Reviewed by Rachael Bowling, Partner, Carew International
What’s the single biggest reason corporate training initiatives fail? Organizations doing training for the sake of training, rather than as a means to achieve specific business outcomes. For this reason, every person who is involved in a corporate training initiative, as a sponsor, leader or participant, should read the book, The Six Disciplines of Breakthrough Learning by Calhoun Wick, Andy Jefferson and Roy Pollock.
This book is a guide for approaching training as a process, to help align training with desired organizational and individual outcomes. It promotes and outlines a structured view of training, including all aspects of a complete learning experience. It is transformational, and will aid the learners and organizers in any training environment.
There is something of value in this book for senior leaders, middle managers and individual learners of organizations, large and small. It sets expectations, defines the process and provides the measures of achievement that often seem elusive to corporate training efforts.
For a brief description of the specific “D’s” see below:
D1: Define Business Outcomes: Deciding to engage in training should begin with the business results desired, including what the learners should be able to do differently and better to achieve those results. Once everyone involved understands the business value, it allows for greater buy in.
Business outcomes are not the skills participants will achieve with the training; they are the value the participant will gain once they use the skills‚ such as increased customer satisfaction and increased profitability.
D2: Design the Complete Experience: Converting learning into business results is a process, not a one-time event. During this stage the before, during and after period of formal instruction is completed.
D3: Deliver for Application: What are the sellers supposed to do differently and better? Well-designed learning experiences use adult learning principles, connecting the learning with real business issues, and motivating learners by answering the question, “What’s in it for me” (WIIFM).
D4: Drive Learning Transfer: Great learning alone is not enough to drive change. Learning and development fails with the lack of serious post training follow through. Putting this in place, and actively encouraging and managing the process ahead of time, will ensure the transfer process from classroom to real world usage.

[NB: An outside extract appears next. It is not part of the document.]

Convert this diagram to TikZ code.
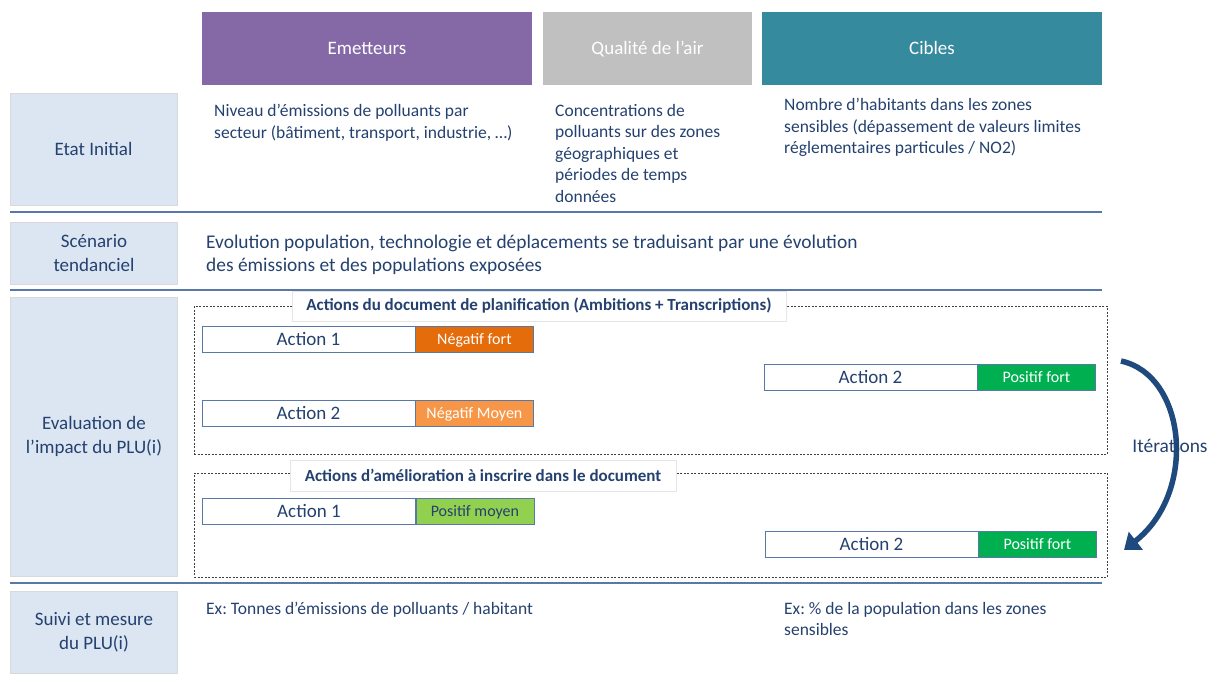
\documentclass[tikz,border=0pt]{standalone}
\usepackage{fontspec}
\setmainfont{Carlito}
\usetikzlibrary{positioning,arrows.meta}

\definecolor{txtblue}{HTML}{24416F}
\definecolor{lblue}{HTML}{DCE6F2}
\definecolor{emit}{HTML}{8568A6}
\definecolor{airq}{HTML}{C0C0C0}
\definecolor{cible}{HTML}{368A9E}
\definecolor{rule}{HTML}{5878A8}
\definecolor{negfort}{HTML}{E46C0A}
\definecolor{negmoy}{HTML}{F79646}
\definecolor{posfort}{HTML}{00B050}
\definecolor{posmoy}{HTML}{92D050}
\definecolor{iter}{HTML}{1F4A7D}

\tikzstyle{header}=[minimum height=73pt,inner sep=0pt,text height=12pt,text depth=0pt,text=white,font=\fontsize{19}{22}\selectfont]
\tikzstyle{row label}=[fill=lblue,draw=black!15,inner sep=0pt,align=center,text=txtblue,font=\fontsize{19}{24}\selectfont]
\tikzstyle{desc}=[anchor=north west,inner sep=0pt,align=left,text=txtblue,font=\fontsize{17.5}{21.5}\selectfont]
\tikzstyle{action}=[draw=rule,fill=white,minimum width=213pt,minimum height=26pt,inner sep=0pt,text height=12pt,text depth=0pt,text=txtblue,font=\fontsize{19}{21}\selectfont]
\tikzstyle{tag}=[draw=rule,minimum width=118pt,minimum height=26pt,inner sep=0pt,text height=10pt,text depth=0pt,text=white,font=\fontsize{16}{18}\selectfont]
\tikzstyle{frame}=[draw=black!75,line width=0.7pt,dash pattern=on 2pt off 1.5pt,inner sep=0pt]
\tikzstyle{frame title}=[fill=white,draw=black!10,inner sep=0pt,text=txtblue,font=\bfseries\fontsize{17}{19}\selectfont]
\tikzstyle{sep}=[draw=rule,line width=1.6pt]
\tikzstyle{iter arrow}=[draw=iter,line width=5.5pt,-{Triangle[width=22pt,length=15pt]}]

\begin{document}
\frenchspacing
\begin{tikzpicture}[x=1pt,y=-1pt]
    \useasboundingbox (0,0) rectangle (1208,673);
    % Column headers
    \foreach \pos/\name/\col/\w/\txt in {{(367,48.5)/emet/emit/330/Emetteurs},
        {(647.5,48.5)/air/airq/209/Qualité de l’air},{(932,48.5)/cible/cible/340/Cibles}}
    \node[header,fill=\col,minimum width=\w pt] (\name) at \pos {\txt};
    % Row labels
    \foreach \pos/\name/\h/\txt in {{(93.5,149)/etat/112/Etat Initial},
        {(94,253)/scen/62/Scénario\\tendanciel},
        {(94,436.5)/eval/279/Evaluation de\\l’impact du PLU(i)},
        {(94,632)/suivi/82/Suivi et mesure\\du PLU(i)}}
    \node[row label,minimum width=167pt,minimum height=\h pt] (\name) at \pos {\txt};
    % Separators
    \foreach \y in {212,290,583}
    \path[sep] (10,\y) -- (1102,\y);
    % Descriptions
    \node[desc] (emet desc) at (214,104) {Niveau d’émissions de polluants par\\secteur (bâtiment, transport, industrie, …)};
    \node[desc] (air desc) at (555,104) {Concentrations de\\polluants sur des zones\\géographiques et\\périodes de temps\\données};
    \node[desc] (cible desc) at (784,98) {Nombre d’habitants dans les zones\\sensibles (dépassement de valeurs limites\\réglementaires particules / NO2)};
    \node[desc,font=\fontsize{19.4}{23}\selectfont] (scen desc) at (206,235) {Evolution population, technologie et déplacements se traduisant par une évolution\\des émissions et des populations exposées};
    \node[desc] (suivi desc) at (206,602) {Ex: Tonnes d’émissions de polluants / habitant};
    \node[desc] (suivi desc2) at (784,602) {Ex: \% de la population dans les zones\\sensibles};
    % Dashed frames and their titles
    \node[frame,minimum width=913pt,minimum height=148pt] (plan frame) at (650.5,380) {};
    \node[frame,minimum width=913pt,minimum height=104pt] (amel frame) at (650.5,525) {};
    \node[frame title,minimum width=494pt,minimum height=30pt] (plan title) at (539,306) {Actions du document de planification (Ambitions + Transcriptions)};
    \node[frame title,minimum width=386pt,minimum height=31pt] (amel title) at (483,475.5) {Actions d’amélioration à inscrire dans le document};
    % Actions and their impact
    \foreach \pos/\name/\txt/\col/\lbl/\tc in {
        {(308.5,339)/p1/Action 1/negfort/Négatif fort/white},
        {(308.5,413.5)/p2/Action 2/negmoy/Négatif Moyen/white},
        {(870.5,377.5)/p3/Action 2/posfort/Positif fort/white},
        {(309,511.5)/m1/Action 1/posmoy/Positif moyen/txtblue},
        {(871.5,544.5)/m2/Action 2/posfort/Positif fort/white}}
    {
    \node[action] (\name) at \pos {\txt};
    \node[tag,fill=\col,text=\tc,right=0pt of \name] (\name tag) {\lbl};
    }
    % Iterations
    \coordinate (it start) at (1121,361);
    \coordinate (it end) at (1124,550);
    \path[iter arrow] (it start) .. controls (1186,375) and (1198,492) .. (it end);
    \node[text=txtblue,font=\fontsize{19.4}{21}\selectfont] (it label) at (1170,446) {Itérations};
\end{tikzpicture}
\end{document}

D5: Deploy Performance Support: Getting better requires practice, feedback and support. Managers have direct impact on whether the learning is applied or scrapped. This stage is to increase the probability that learners will be successful when they try to apply new skills to their work.
D6: Document Against Business Outcomes: Documenting against the original desired business outcomes is critical to support a cycle of continuous learning, innovation, adaptation and improvement. Make sure you decide (or understand) WHAT to measure before you decide HOW to measure results.
Regardless of your experience or position in an organization, this book offers valuable advice for how to ensure your corporate training initiative is a success.